Ce n'est pas encore une lune de miel, mais ça commence tout de même à y ressembler : l'annonce du Pacte de compétitivité, le 6 novembre dernier, a séduit des entrepreneurs jusqu'alors plutôt défiants vis-à-vis du gouvernement Ayrault. Pour Sandra Legrand, vice-présidente de Croissance Plus et fondatrice de la société Kalidea, « les mesures qui ont été présentées vont dans le bon sens... Le gouvernement a plutôt montré, ces derniers temps, qu’il était en faveur des entreprises et on espère que cela va durer ! »
Salué par les organisations patronales comme le Medef et la CGPME, le crédit d’impôt constitue la mesure phare de ce Pacte de compétitivité. Financé par une réduction des dépenses publiques et par une hausse de la TVA, le dispositif doit permettre aux entreprises d’économiser vingt milliards d’euros sur trois ans, et donc de retrouver une marge de manœuvre financière qui leur sera précieuse en temps de crise. « Nous ne savons pas encore combien précisément le dispositif va nous permettre d’économiser », explique Sandra Legrand, « mais pour une entreprise comme la mienne, qui compte environ 200 salariés, cela devrait représenter de 300 000 à 500 000 euros. C’est un coup de pouce appréciable, qui va nous permettre à la fois d’investir et d’améliorer notre productivité. »
Quelles contreparties ?
Pour les entrepreneurs, les annonces faites par le gouvernement de Jean-Marc Ayrault constituent donc, d’une certaine manière, une divine surprise. Mais plusieurs points restent dans l’ombre et suscitent déjà réserves et interrogations. Le principal sujet d’inquiétude concerne les contreparties qui pourraient leur être imposées en échange du fameux crédit d’impôt.

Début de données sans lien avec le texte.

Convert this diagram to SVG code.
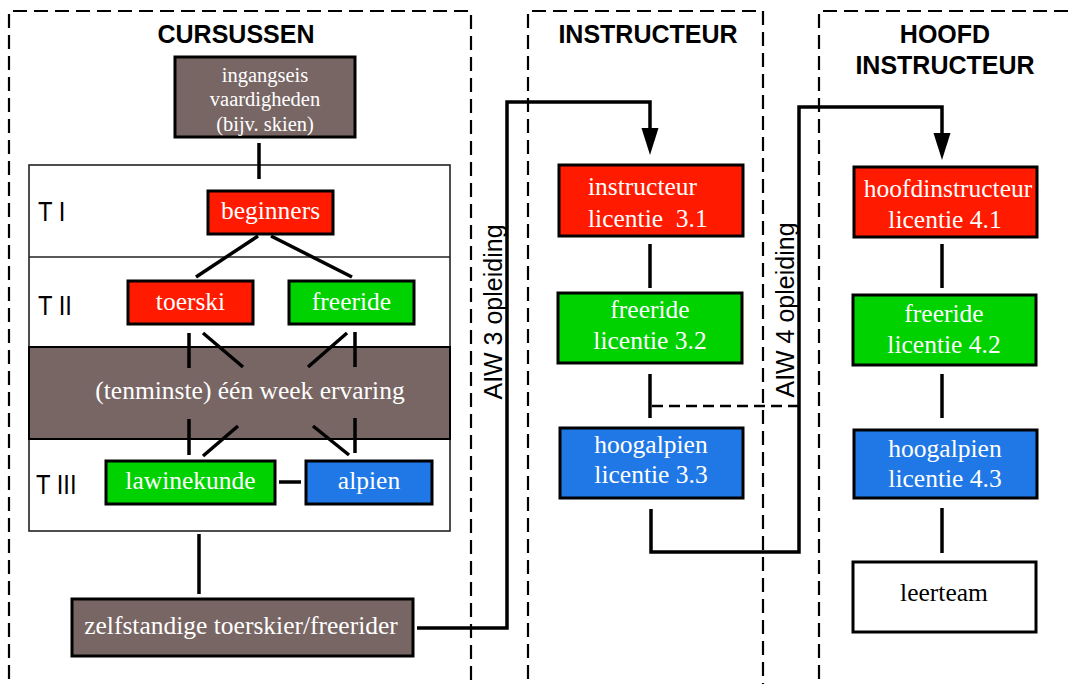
<svg xmlns="http://www.w3.org/2000/svg" width="1072" height="684" viewBox="0 0 1072 684">
<defs>
<style>
.frame{fill:none;stroke:#000;stroke-width:2.2;stroke-dasharray:14 7}
.title{font-family:"Liberation Sans",Arial,sans-serif;font-weight:bold;font-size:25px;fill:#000;text-anchor:middle}
.tier{font-family:"Liberation Sans",Arial,sans-serif;font-size:28px;fill:#000}
.side{font-family:"Liberation Sans",Arial,sans-serif;font-size:25px;fill:#000;text-anchor:middle}
.box{stroke:#000;stroke-width:3}
.brown{fill:#786664}
.red{fill:#ff1a00}
.green{fill:#00d200}
.blue{fill:#1f78e6}
.white{fill:#fff}
.lbl{font-family:"Liberation Serif","Times New Roman",serif;font-size:25.5px;fill:#fff;text-anchor:middle}
.small{font-size:20.5px}
.dark{fill:#000}
.conn{fill:none;stroke:#000;stroke-width:3.5}
.thin{fill:none;stroke:#222;stroke-width:1.6}
</style>
</defs>
<rect width="1072" height="684" fill="#fff"/>

<g id="frames">
<path class="frame" d="M9,700 V11 H471 V700"/>
<path class="frame" d="M528,700 V11 H763 V700"/>
<path class="frame" d="M819,700 V11 H1080"/>
<text class="title" x="236" y="43">CURSUSSEN</text>
<text class="title" x="648" y="43">INSTRUCTEUR</text>
<text class="title" x="945" y="43">HOOFD</text>
<text class="title" x="945" y="74">INSTRUCTEUR</text>
</g>

<g id="table">
<rect class="thin" x="29" y="165" width="421" height="366"/>
<line class="thin" x1="29" y1="257" x2="450" y2="257"/>
<text class="tier" transform="translate(38,221) scale(0.85,1)">T I</text>
<text class="tier" transform="translate(38,315) scale(0.85,1)">T II</text>
<text class="tier" transform="translate(36,494) scale(0.85,1)">T III</text>
</g>

<g id="ervaring">
<rect class="brown" stroke="#000" stroke-width="2" x="29" y="347" width="421" height="92"/>
<text class="lbl" x="250" y="399">(tenminste) één week ervaring</text>
</g>

<g id="connectors">
<line class="conn" x1="259" y1="143" x2="259" y2="179"/>
<line class="conn" x1="258" y1="236" x2="196" y2="277"/>
<line class="conn" x1="271" y1="236" x2="352" y2="277"/>
<line class="conn" x1="189" y1="333" x2="189" y2="368"/>
<line class="conn" x1="203" y1="333" x2="243" y2="367"/>
<line class="conn" x1="355" y1="332" x2="355" y2="367"/>
<line class="conn" x1="347" y1="333" x2="308" y2="367"/>
<line class="conn" x1="189" y1="419" x2="189" y2="455"/>
<line class="conn" x1="238" y1="426" x2="203" y2="456"/>
<line class="conn" x1="355" y1="418" x2="355" y2="453"/>
<line class="conn" x1="313" y1="426" x2="349" y2="455"/>
<line class="conn" x1="279" y1="482" x2="301" y2="482"/>
<line class="conn" x1="199" y1="534" x2="199" y2="594"/>
<polyline class="conn" points="417,628 507,628 507,102 650,102 650,128" />
<polygon points="641.5,128 658.5,128 650,155" fill="#000"/>
<line class="conn" x1="650" y1="244" x2="650" y2="288"/>
<line class="conn" x1="650" y1="374" x2="650" y2="418"/>
<line fill="none" stroke="#000" stroke-width="2.5" stroke-dasharray="11 6" x1="652" y1="406" x2="798" y2="406"/>
<polyline class="conn" points="651,509 651,552 799,552 799,107 942,107 942,133"/>
<polygon points="933.5,133 950.5,133 942,160" fill="#000"/>
<line class="conn" x1="942" y1="244" x2="942" y2="288"/>
<line class="conn" x1="942" y1="374" x2="942" y2="418"/>
<line class="conn" x1="942" y1="508" x2="942" y2="553"/>
<text class="side" transform="translate(502,312) rotate(-90)">AIW 3 opleiding</text>
<text class="side" transform="translate(794,310) rotate(-90)">AIW 4 opleiding</text>
</g>

<g id="ingangseis">
<rect class="box brown" x="175" y="57" width="180" height="80"/>
<text class="lbl small" x="265" y="82">ingangseis</text>
<text class="lbl small" x="265" y="106">vaardigheden</text>
<text class="lbl small" x="265" y="131">(bijv. skien)</text>
</g>
<g id="beginners">
<rect class="box red" x="208" y="191" width="125" height="43"/>
<text class="lbl" x="270.5" y="219">beginners</text>
</g>
<g id="toerski">
<rect class="box red" x="128" y="281" width="125" height="43"/>
<text class="lbl" x="190.5" y="310">toerski</text>
</g>
<g id="freeride">
<rect class="box green" x="289" y="281" width="125" height="43"/>
<text class="lbl" x="351.5" y="310">freeride</text>
</g>
<g id="lawinekunde">
<rect class="box green" x="106" y="461" width="169" height="43"/>
<text class="lbl" x="190.5" y="489">lawinekunde</text>
</g>
<g id="alpien">
<rect class="box blue" x="306" y="461" width="126" height="43"/>
<text class="lbl" x="369" y="489">alpien</text>
</g>
<g id="zelfstandige">
<rect class="box brown" x="72" y="599" width="341" height="57"/>
<text class="lbl" x="241" y="634">zelfstandige toerskier/freerider</text>
</g>

<g id="lic31">
<rect class="box red" x="559" y="165" width="184" height="71"/>
<text class="lbl" x="588" y="195" style="text-anchor:start">instructeur</text>
<text class="lbl" x="588" y="227" style="text-anchor:start;white-space:pre" xml:space="preserve">licentie  3.1</text>
</g>
<g id="lic32">
<rect class="box green" x="558" y="293" width="184" height="70"/>
<text class="lbl" x="650" y="318">freeride</text>
<text class="lbl" x="650" y="349">licentie 3.2</text>
</g>
<g id="lic33">
<rect class="box blue" x="560" y="428" width="183" height="70"/>
<text class="lbl" x="651" y="453">hoogalpien</text>
<text class="lbl" x="651" y="483">licentie 3.3</text>
</g>

<g id="lic41">
<rect class="box red" x="854" y="167" width="183" height="70"/>
<text class="lbl" x="948" y="197">hoofdinstructeur</text>
<text class="lbl" x="945" y="228">licentie 4.1</text>
</g>
<g id="lic42">
<rect class="box green" x="853" y="295" width="183" height="70"/>
<text class="lbl" x="944" y="322">freeride</text>
<text class="lbl" x="944" y="353">licentie 4.2</text>
</g>
<g id="lic43">
<rect class="box blue" x="854" y="430" width="183" height="68"/>
<text class="lbl" x="945" y="457">hoogalpien</text>
<text class="lbl" x="945" y="487">licentie 4.3</text>
</g>
<g id="leerteam">
<rect class="box white" x="853" y="562" width="183" height="70"/>
<text class="lbl dark" x="944" y="601">leerteam</text>
</g>
</svg>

Lors de sa présentation, le 6 novembre dernier, il n’était question que d’un comité de suivi sans réel pouvoir de coercition sur les entreprises. Mais devant le tollé provoqué, à gauche, par cette absence de contrôle, l’exécutif pourrait être tenté de faire machine arrière. C’est en tous cas ce qu’a laissé penser Pierre Moscovici, le ministre de l’Economie, lors de la Conférence des entrepreneurs. « Dès lors que l’Etat met 20 milliards d’euros sur la table, a-t-il notamment déclaré, il est logique qu’il y ait des contreparties. Certaines seront de nature législative, d’autre de nature contractuelle. »
Contreparties en termes d’emploi, ou en termes d’investissements, aucun scénario n’a été exclu par le ministre. Un flou et une contrainte qui n’ont pas manqué de contrarier les entrepreneurs présents à la conférence. « L’objectif des entreprises, ce n’est pas de se verser des dividendes », s’agace Vincent David, fondateur d’une société de conseil qui emploie 250 salariés pour un chiffre d’affaires de 16 millions d’euros. « Est-ce que vous connaissez un chef d’entreprise qui n’a pas pour objectif d’embaucher pour faire grossir son entreprise ? »
Besoin « d’aller vite »
Enfin, outre la question des contreparties, les entrepreneurs s’interrogent sur le calendrier qui sera adopté par le gouvernement. « Aujourd’hui, il nous faut de l’action, de l’action tout de suite », explique Nicolas Gendrot, fondateur de Kayo, une entreprise spécialisée dans la communication dématérialisée. « On fait face à une crise, on fait face à des besoins énormes, et on a besoin d’aller vite. »
Pierre Moscovici, le ministre de l’Economie, s’est engagé à engager dès que possible les mesures du Pacte pour la compétitivité, à commencer par le crédit d’impôt. Mais certains entrepreneurs, confrontés à une dégradation brutale de la conjoncture, craignent qu’il ne soit déjà trop tard.